The Survey of Consumers in January posted its lowest reading since Donald Trump was elected President of the United States. The preliminary reading on consumer sentiment came in at 90.7, way below the 97.0 consensus forecast.
The Current Economic Conditions fell from a final reading of 116.1 in December to 110.0 in January. The index is only slightly down from 110.5 measured this month one year ago.
“Consumer sentiment declined in early January to its lowest level since Trump was elected. The decline was primarily focused on prospects for the domestic economy, with the year-ahead outlook for the national economy judged the worst since mid 2014,” Richard Curtain, chief economist for the Survey of Consumers, said.
“The loss was due to a host of issues including the partial government shutdown, the impact of tariffs, instabilities in financial markets, the global slowdown, and the lack of clarity about monetary policies.”
The Index of Consumer Expectations, which was presenting the warning signs, fell from 87.0 the month prior to 78.3. That’s also down from the 86.3 one year ago.
“Aside from the direct economic impact from these various issues on the economy, the indirect effect meant that half of all consumers believed that these events would have a negative impact on Trump’s ability to focus on economic growth,” the economist added.
In 2018, the Survey of Consumers posted its strongest yearly average for consumer sentiment in 18 years. Over the past half century, sentiment was higher in only two other time periods: 1964-65 and 1997-2000.
“While the January falloff in optimism is certainly consistent with a slowdown in the pace of growth, it does not yet indicate the start of a sustained downturn in economic activity,” Mr.
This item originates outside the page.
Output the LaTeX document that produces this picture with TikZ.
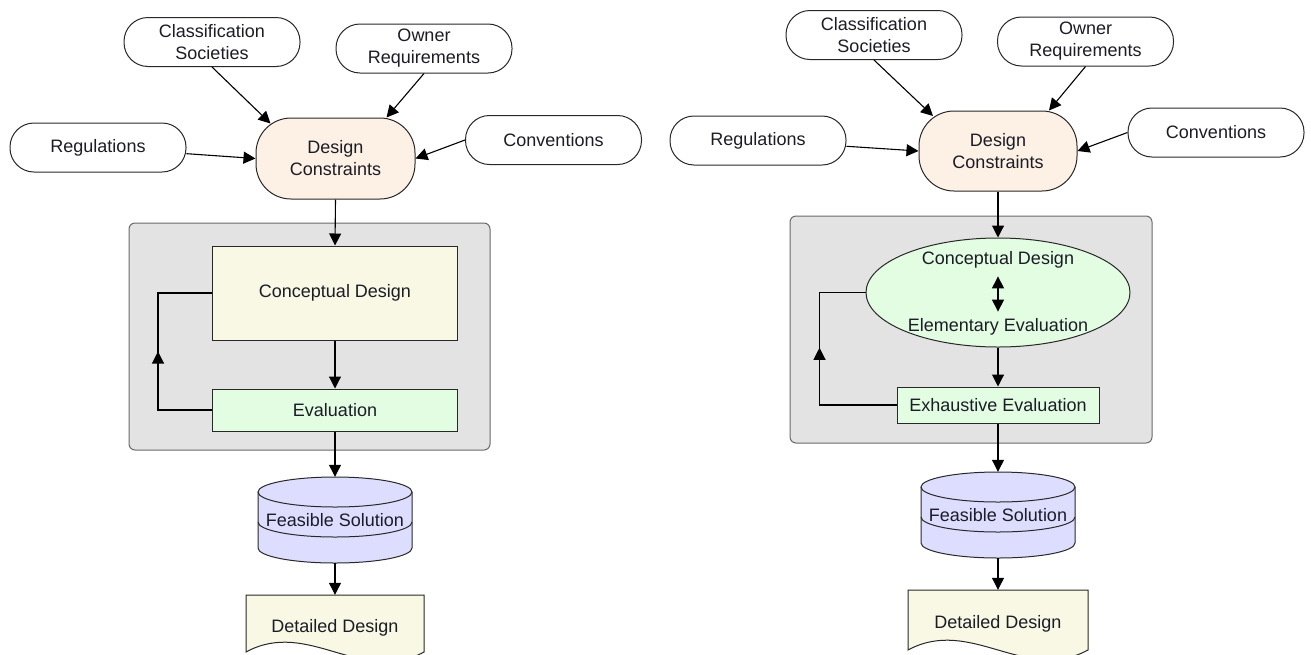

Curtain continued. “It is the strength in personal finances that will continue to support consumption expenditures at favorable levels in 2019.”
Mr. Curtain noted that those periods correspond to the two longest prior periods of economic expansions since the mid 1800’s. If it continues for another five months, those records will be broken.
“Nonetheless, consumers now sense a need to buttress their precautionary savings, which is typically done by reducing their discretionary spending,” he concluded. “Evolving job and wage prospects, which were slightly weaker in early January, are critical to extending the current expansion.”